Repeat the listing word for word. No pictures belong in the copy.

Provided data ▸
#####
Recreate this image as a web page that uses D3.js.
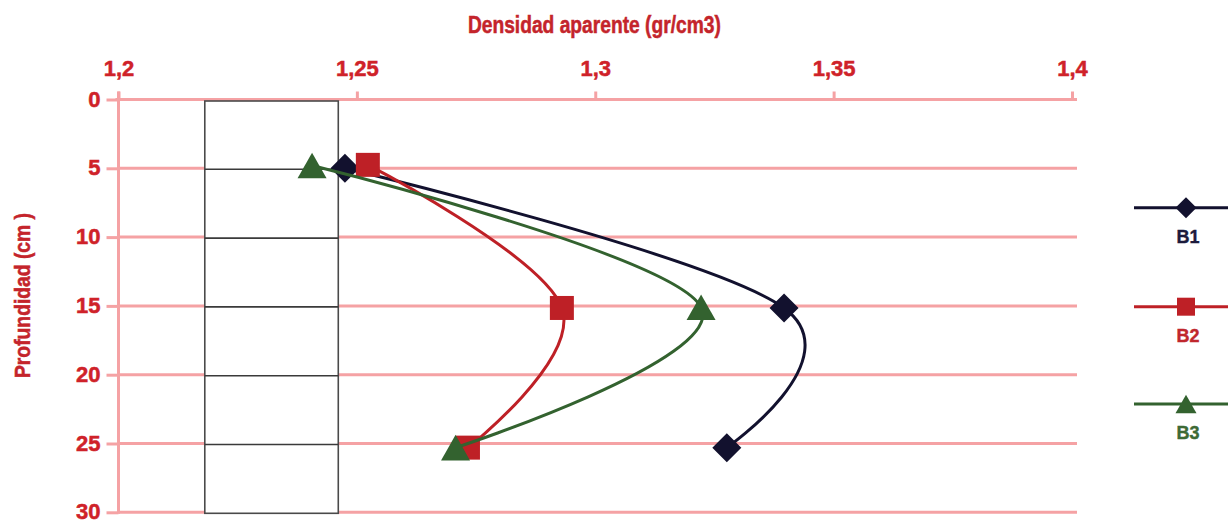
<!DOCTYPE html>
<html>
<head>
<meta charset="utf-8">
<script src="https://cdn.jsdelivr.net/npm/d3@7/dist/d3.min.js"></script>
<style>
  html, body { margin: 0; padding: 0; background: #ffffff; }
  svg { display: block; }
  text { font-family: "Liberation Sans Narrow", "Arial Narrow", "Liberation Sans", Arial, sans-serif; font-weight: bold; }
</style>
</head>
<body>
<svg id="chart" width="1228" height="522"></svg>
<script>
// ---- data ----
const seriesNames = ["B1", "B2", "B3"];
const b1Density = [1.2475, 1.3396, 1.3276];
const b1Depth = [5.0, 15.15, 25.3];
const b2Density = [1.2523, 1.2930, 1.2733];
const b2Depth = [4.75, 15.15, 25.3];
const b3Density = [1.2406, 1.3222, 1.2707];
const b3Depth = [4.8, 15.1, 25.3];
const xTicks = [1.2, 1.25, 1.3, 1.35, 1.4];
const xTickLabels = ["1,2", "1,25", "1,3", "1,35", "1,4"];
const yTicks = [0, 5, 10, 15, 20, 25, 30];
const profileDensity = [1.2181, 1.2461];
const profileDepths = [0, 5, 10, 15, 20, 25, 30];
const xTitle = "Densidad aparente (gr/cm3)";
const yTitle = "Profundidad (cm )";

// ---- styles ----
const colors = { B1: "#12112e", B2: "#be2026", B3: "#33622f" };
const labelColors = { B1: "#1c1b3c", B2: "#c0272d", B3: "#3d6a35" };
const markers = { B1: "diamond", B2: "square", B3: "triangle" };
const gridColor = "#f5a2a4";
const textRed = "#cf2229";

const svg = d3.select("#chart");
const x = d3.scaleLinear().domain([1.2, 1.4]).range([118.5, 1072]);
const y = d3.scaleLinear().domain([0, 30]).range([99.5, 512.3]);
const gridRight = x(1.4) + 5;

// grid lines
svg.append("g").selectAll("line").data(yTicks.filter(d => d !== 0)).join("line")
  .attr("x1", x(1.2)).attr("x2", gridRight)
  .attr("y1", d => y(d)).attr("y2", d => y(d))
  .attr("stroke", gridColor).attr("stroke-width", 3);

// top axis
const xAxis = d3.axisTop(x).tickValues(xTicks)
  .tickFormat((d, i) => xTickLabels[i]).tickSize(8).tickPadding(16).tickSizeOuter(0);
const gx = svg.append("g").attr("transform", `translate(0,${y(0)})`).call(xAxis);
gx.select(".domain").remove();
gx.append("line").attr("x1", x(1.2) - 3).attr("x2", gridRight).attr("y1", 0).attr("y2", 0)
  .attr("stroke", gridColor).attr("stroke-width", 3);
gx.selectAll(".tick line").attr("stroke", gridColor).attr("stroke-width", 3);
gx.selectAll(".tick text").attr("fill", textRed).attr("font-size", 22)
  .attr("stroke", textRed).attr("stroke-width", 0.5)
  .style("font-family", '"Liberation Sans Narrow", "Arial Narrow", sans-serif').style("font-weight", "bold");

// left axis
const yAxis = d3.axisLeft(y).tickValues(yTicks).tickFormat(d3.format("d"))
  .tickSize(12).tickPadding(6).tickSizeOuter(0);
const gy = svg.append("g").attr("transform", `translate(${x(1.2)},0)`).call(yAxis);
gy.select(".domain").remove();
gy.append("line").attr("x1", 0).attr("x2", 0).attr("y1", y(0) - 8).attr("y2", y(30) + 1.5)
  .attr("stroke", gridColor).attr("stroke-width", 3);
gy.selectAll(".tick line").attr("stroke", gridColor).attr("stroke-width", 3);
gy.selectAll(".tick text").attr("fill", textRed).attr("font-size", 22).attr("dy", "0.3em")
  .attr("stroke", textRed).attr("stroke-width", 0.5)
  .style("font-family", '"Liberation Sans Narrow", "Arial Narrow", sans-serif').style("font-weight", "bold");

// soil profile box
const prof = svg.append("g");
prof.append("rect")
  .attr("x", x(profileDensity[0])).attr("y", y(profileDepths[0]) + 1.5)
  .attr("width", x(profileDensity[1]) - x(profileDensity[0]))
  .attr("height", y(profileDepths[profileDepths.length - 1]) - y(profileDepths[0]) - 0.5)
  .attr("fill", "#ffffff").attr("stroke", "#4a4a4a").attr("stroke-width", 1.6);
prof.selectAll("line").data(profileDepths.slice(1, -1)).join("line")
  .attr("x1", x(profileDensity[0])).attr("x2", x(profileDensity[1]))
  .attr("y1", d => y(d) + 1).attr("y2", d => y(d) + 1)
  .attr("stroke", "#3a3a3a").attr("stroke-width", 1.6);

// marker path generator
function markerPath(type, s) {
  if (type === "diamond") {
    const h = s / 2;
    return `M0,${-h}L${h},0L0,${h}L${-h},0Z`;
  } else if (type === "square") {
    const h = s / 2;
    return `M${-h},${-h}H${h}V${h}H${-h}Z`;
  } else {
    const w = s, hh = s * 0.88;
    return `M0,${-hh / 2}L${w / 2},${hh / 2}L${-w / 2},${hh / 2}Z`;
  }
}
const markerSize = { diamond: 29, square: 24, triangle: 29 };
const legendMarkerSize = { diamond: 21, square: 18, triangle: 21 };

// series
const series = [
  { name: "B1", dens: b1Density, dep: b1Depth },
  { name: "B2", dens: b2Density, dep: b2Depth },
  { name: "B3", dens: b3Density, dep: b3Depth }
];
const line = d3.line().curve(d3.curveCardinal.tension(-0.1)).x(d => x(d[0])).y(d => y(d[1]));
series.forEach(s => {
  const pts = s.dens.map((v, i) => [v, s.dep[i]]);
  const g = svg.append("g");
  g.append("path").attr("d", line(pts)).attr("fill", "none")
    .attr("stroke", colors[s.name]).attr("stroke-width", 3);
  g.selectAll("path.mk").data(pts).join("path").attr("class", "mk")
    .attr("transform", d => `translate(${x(d[0])},${y(d[1])})`)
    .attr("d", markerPath(markers[s.name], markerSize[markers[s.name]]))
    .attr("fill", colors[s.name]);
});

// legend
const legendY = [207.7, 306.7, 404];
const leg = svg.append("g");
seriesNames.forEach((n, i) => {
  const g = leg.append("g").attr("transform", `translate(0,${legendY[i]})`);
  g.append("line").attr("x1", 1134).attr("x2", 1228).attr("y1", 0).attr("y2", 0)
    .attr("stroke", colors[n]).attr("stroke-width", 3);
  g.append("path").attr("transform", "translate(1186,0)")
    .attr("d", markerPath(markers[n], legendMarkerSize[markers[n]])).attr("fill", colors[n]);
  g.append("text").attr("x", 1188).attr("y", 35).attr("text-anchor", "middle")
    .attr("font-size", 18).attr("fill", labelColors[n])
    .attr("stroke", labelColors[n]).attr("stroke-width", 0.4).text(n);
});

// titles
svg.append("text").attr("x", 594.4).attr("y", 33).attr("text-anchor", "middle")
  .attr("font-size", 24).attr("fill", "#c4242b").attr("stroke", "#c4242b").attr("stroke-width", 0.5)
  .attr("textLength", 253).attr("lengthAdjust", "spacingAndGlyphs").text(xTitle);
svg.append("text").attr("transform", "translate(30,295.5) rotate(-90)")
  .attr("text-anchor", "middle").attr("font-size", 22).attr("fill", "#c4242b")
  .attr("stroke", "#c4242b").attr("stroke-width", 0.5)
  .attr("textLength", 165).attr("lengthAdjust", "spacingAndGlyphs").text(yTitle);
</script>
</body>
</html>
#####
Correct result ▸
Recreate this image as a web page that uses D3.js.
<!DOCTYPE html>
<html>
<head>
<meta charset="utf-8">
<script src="https://cdn.jsdelivr.net/npm/d3@7/dist/d3.min.js"></script>
<style>
  html, body { margin: 0; padding: 0; background: #ffffff; }
  svg { display: block; }
  text { font-family: "Liberation Sans Narrow", "Arial Narrow", "Liberation Sans", Arial, sans-serif; font-weight: bold; }
</style>
</head>
<body>
<svg id="chart" width="1228" height="522"></svg>
<script>
// ---- data ----
const seriesNames = ["B1", "B2", "B3"];
const b1Density = [1.2475, 1.3396, 1.3276];
const b1Depth = [5.0, 15.15, 25.3];
const b2Density = [1.2523, 1.2930, 1.2733];
const b2Depth = [4.75, 15.15, 25.3];
const b3Density = [1.2406, 1.3222, 1.2707];
const b3Depth = [4.8, 15.1, 25.3];
const xTicks = [1.2, 1.25, 1.3, 1.35, 1.4];
const xTickLabels = ["1,2", "1,25", "1,3", "1,35", "1,4"];
const yTicks = [0, 5, 10, 15, 20, 25, 30];
const profileDensity = [1.2181, 1.2461];
const profileDepths = [0, 5, 10, 15, 20, 25, 30];
const xTitle = "Densidad aparente (gr/cm3)";
const yTitle = "Profundidad (cm )";

// ---- styles ----
const colors = { B1: "#12112e", B2: "#be2026", B3: "#33622f" };
const labelColors = { B1: "#1c1b3c", B2: "#c0272d", B3: "#3d6a35" };
const markers = { B1: "diamond", B2: "square", B3: "triangle" };
const gridColor = "#f5a2a4";
const textRed = "#cf2229";

const svg = d3.select("#chart");
const x = d3.scaleLinear().domain([1.2, 1.4]).range([118.5, 1072]);
const y = d3.scaleLinear().domain([0, 30]).range([99.5, 512.3]);
const gridRight = x(1.4) + 5;

// grid lines
svg.append("g").selectAll("line").data(yTicks.filter(d => d !== 0)).join("line")
  .attr("x1", x(1.2)).attr("x2", gridRight)
  .attr("y1", d => y(d)).attr("y2", d => y(d))
  .attr("stroke", gridColor).attr("stroke-width", 3);

// top axis
const xAxis = d3.axisTop(x).tickValues(xTicks)
  .tickFormat((d, i) => xTickLabels[i]).tickSize(8).tickPadding(16).tickSizeOuter(0);
const gx = svg.append("g").attr("transform", `translate(0,${y(0)})`).call(xAxis);
gx.select(".domain").remove();
gx.append("line").attr("x1", x(1.2) - 3).attr("x2", gridRight).attr("y1", 0).attr("y2", 0)
  .attr("stroke", gridColor).attr("stroke-width", 3);
gx.selectAll(".tick line").attr("stroke", gridColor).attr("stroke-width", 3);
gx.selectAll(".tick text").attr("fill", textRed).attr("font-size", 22)
  .attr("stroke", textRed).attr("stroke-width", 0.5)
  .style("font-family", '"Liberation Sans Narrow", "Arial Narrow", sans-serif').style("font-weight", "bold");

// left axis
const yAxis = d3.axisLeft(y).tickValues(yTicks).tickFormat(d3.format("d"))
  .tickSize(12).tickPadding(6).tickSizeOuter(0);
const gy = svg.append("g").attr("transform", `translate(${x(1.2)},0)`).call(yAxis);
gy.select(".domain").remove();
gy.append("line").attr("x1", 0).attr("x2", 0).attr("y1", y(0) - 8).attr("y2", y(30) + 1.5)
  .attr("stroke", gridColor).attr("stroke-width", 3);
gy.selectAll(".tick line").attr("stroke", gridColor).attr("stroke-width", 3);
gy.selectAll(".tick text").attr("fill", textRed).attr("font-size", 22).attr("dy", "0.3em")
  .attr("stroke", textRed).attr("stroke-width", 0.5)
  .style("font-family", '"Liberation Sans Narrow", "Arial Narrow", sans-serif').style("font-weight", "bold");

// soil profile box
const prof = svg.append("g");
prof.append("rect")
  .attr("x", x(profileDensity[0])).attr("y", y(profileDepths[0]) + 1.5)
  .attr("width", x(profileDensity[1]) - x(profileDensity[0]))
  .attr("height", y(profileDepths[profileDepths.length - 1]) - y(profileDepths[0]) - 0.5)
  .attr("fill", "#ffffff").attr("stroke", "#4a4a4a").attr("stroke-width", 1.6);
prof.selectAll("line").data(profileDepths.slice(1, -1)).join("line")
  .attr("x1", x(profileDensity[0])).attr("x2", x(profileDensity[1]))
  .attr("y1", d => y(d) + 1).attr("y2", d => y(d) + 1)
  .attr("stroke", "#3a3a3a").attr("stroke-width", 1.6);

// marker path generator
function markerPath(type, s) {
  if (type === "diamond") {
    const h = s / 2;
    return `M0,${-h}L${h},0L0,${h}L${-h},0Z`;
  } else if (type === "square") {
    const h = s / 2;
    return `M${-h},${-h}H${h}V${h}H${-h}Z`;
  } else {
    const w = s, hh = s * 0.88;
    return `M0,${-hh / 2}L${w / 2},${hh / 2}L${-w / 2},${hh / 2}Z`;
  }
}
const markerSize = { diamond: 29, square: 24, triangle: 29 };
const legendMarkerSize = { diamond: 21, square: 18, triangle: 21 };

// series
const series = [
  { name: "B1", dens: b1Density, dep: b1Depth },
  { name: "B2", dens: b2Density, dep: b2Depth },
  { name: "B3", dens: b3Density, dep: b3Depth }
];
const line = d3.line().curve(d3.curveCardinal.tension(-0.1)).x(d => x(d[0])).y(d => y(d[1]));
series.forEach(s => {
  const pts = s.dens.map((v, i) => [v, s.dep[i]]);
  const g = svg.append("g");
  g.append("path").attr("d", line(pts)).attr("fill", "none")
    .attr("stroke", colors[s.name]).attr("stroke-width", 3);
  g.selectAll("path.mk").data(pts).join("path").attr("class", "mk")
    .attr("transform", d => `translate(${x(d[0])},${y(d[1])})`)
    .attr("d", markerPath(markers[s.name], markerSize[markers[s.name]]))
    .attr("fill", colors[s.name]);
});

// legend
const legendY = [207.7, 306.7, 404];
const leg = svg.append("g");
seriesNames.forEach((n, i) => {
  const g = leg.append("g").attr("transform", `translate(0,${legendY[i]})`);
  g.append("line").attr("x1", 1134).attr("x2", 1228).attr("y1", 0).attr("y2", 0)
    .attr("stroke", colors[n]).attr("stroke-width", 3);
  g.append("path").attr("transform", "translate(1186,0)")
    .attr("d", markerPath(markers[n], legendMarkerSize[markers[n]])).attr("fill", colors[n]);
  g.append("text").attr("x", 1188).attr("y", 35).attr("text-anchor", "middle")
    .attr("font-size", 18).attr("fill", labelColors[n])
    .attr("stroke", labelColors[n]).attr("stroke-width", 0.4).text(n);
});

// titles
svg.append("text").attr("x", 594.4).attr("y", 33).attr("text-anchor", "middle")
  .attr("font-size", 24).attr("fill", "#c4242b").attr("stroke", "#c4242b").attr("stroke-width", 0.5)
  .attr("textLength", 253).attr("lengthAdjust", "spacingAndGlyphs").text(xTitle);
svg.append("text").attr("transform", "translate(30,295.5) rotate(-90)")
  .attr("text-anchor", "middle").attr("font-size", 22).attr("fill", "#c4242b")
  .attr("stroke", "#c4242b").attr("stroke-width", 0.5)
  .attr("textLength", 165).attr("lengthAdjust", "spacingAndGlyphs").text(yTitle);
</script>
</body>
</html>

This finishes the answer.